I have had the Nokians they measure under 2". I live across the street from a 18,000 acre lake and do not ride on the roads so these should last a long time but we will find out. If someone made a real 2.4 29er tire I would buy it at any price. The lake has drifts and snow to contend with as well and I need the float.
Originally Posted by irclean
Here is a picture from last year I took off the Nokians and was running 2.4 Racing Ralphs they were OK but very very scary on the smooth ice sections.
I read some posts recently from a guy who bought a Pugsley and studded himself a set of Surly Larry tires for it. I couldn't find it during a quick search, but I remember he painted the bike with a green and yellow John Deere theme. Now a fat bike with 4" studded tires... there's a bike for traversing frozen lakes. Come to think of it, that would make a great bike for some of the winter riding I face around here, too.
Fred that is a beautiful bike
mad ice skills... will bet that front tyre is studded.
Originally Posted by xoxoxoxoLive
^that has got to be tiring
Thanks for this awesome tutorial!
Here is a link to the thread where I document my studded tire making:
[ http://www.bikeforums.net/showthread...-Bloodhound%29 ]
Here are pictures as promised. I made these with 25 screws on each side (every third side knob)
Thanks again for the guide, it was truly helpful!
got this link in an email from my bike insurance company :) looks quite good.

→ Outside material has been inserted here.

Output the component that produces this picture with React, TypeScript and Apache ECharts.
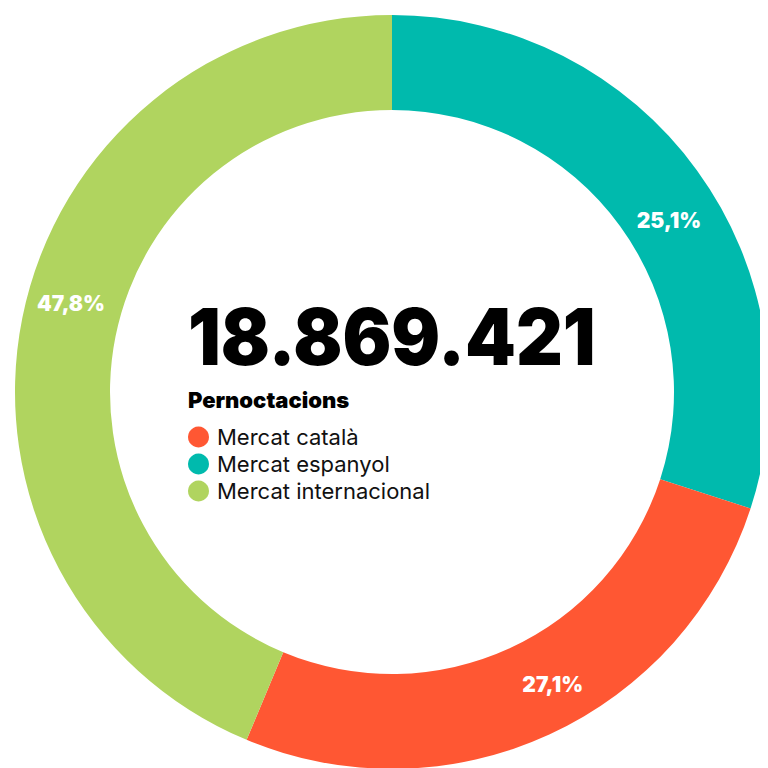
import React, { useEffect, useRef } from "react";
import * as echarts from "echarts";

// Slices in drawing order, clockwise from 12 o'clock
const sliceNames = ["Mercat espanyol", "Mercat català", "Mercat internacional"];
const sliceShares = [30.0, 26.3, 43.7]; // angular shares read from the ring
const sliceLabels = ["25,1%", "27,1%", "47,8%"]; // printed labels
const sliceColors = ["#00BAAD", "#FF5733", "#B0D45F"];

const legendOrder = ["Mercat català", "Mercat espanyol", "Mercat internacional"];
const totalText = "18.869.421";
const subtitleText = "Pernoctacions";

// small nudges so the percentage labels sit where the reference prints them
const labelNudges = [
  [8, 24],
  [22, -10],
  [5, -23],
];

export default function App() {
  const ref = useRef<HTMLDivElement>(null);

  useEffect(() => {
    if (!ref.current) return;
    const chart = echarts.init(ref.current, undefined, { renderer: "svg" });
    chart.setOption({
      animation: false,
      backgroundColor: "#ffffff",
      color: sliceColors,
      legend: {
        orient: "vertical",
        left: 180,
        top: 418,
        padding: 0,
        data: legendOrder,
        icon: "circle",
        itemWidth: 21,
        itemHeight: 21,
        itemGap: 5,
        selectedMode: false,
        textStyle: {
          fontFamily: "Inter",
          fontSize: 22,
          color: "#111111",
          padding: [0, 0, 0, 3],
        },
      },
      graphic: [
        {
          type: "text",
          left: 180,
          top: 290,
          scaleX: 0.93,
          style: {
            text: totalText,
            fontFamily: "Inter",
            fontWeight: 900,
            fontSize: 78,
            fill: "#000000",
          },
        },
        {
          type: "text",
          left: 180,
          top: 381,
          style: {
            text: subtitleText,
            fontFamily: "Inter",
            fontWeight: 900,
            fontSize: 22,
            fill: "#000000",
          },
        },
      ],
      series: [
        {
          type: "pie",
          center: [384, 384],
          radius: [282, 377],
          startAngle: 90,
          clockwise: true,
          avoidLabelOverlap: false,
          label: {
            show: true,
            position: "inside",
            color: "#ffffff",
            fontFamily: "Inter",
            fontWeight: 900,
            fontSize: 21,
            formatter: (p: any) => sliceLabels[p.dataIndex],
          },
          labelLayout: (p: any) => ({
            dx: labelNudges[p.dataIndex][0],
            dy: labelNudges[p.dataIndex][1],
          }),
          labelLine: { show: false },
          emphasis: { disabled: true },
          data: sliceNames.map((n, i) => ({
            name: n,
            value: sliceShares[i],
            itemStyle: { color: sliceColors[i] },
          })),
        },
      ],
    });
    return () => chart.dispose();
  }, []);

  return <div ref={ref} style={{ width: 768, height: 768 }} />;
}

Fred, I love those pictures! Especially the second with the closer shot of your bike. Hell, with 29 x 2.4 tires, you should just about be able to ride lakes in the summer time. Rolling pontoons.
Bike insurance company?
Originally Posted by daven1986
Yes, I have bike insurance...
Originally Posted by rodar y rodar
i just made me one of these. i used the same screws as rob. they are coming out pretty good. i just need to put in the liner and then try them out. we are having a blizzard as i type this. if your in southern NH then you can probally see it to. i will post pictures after.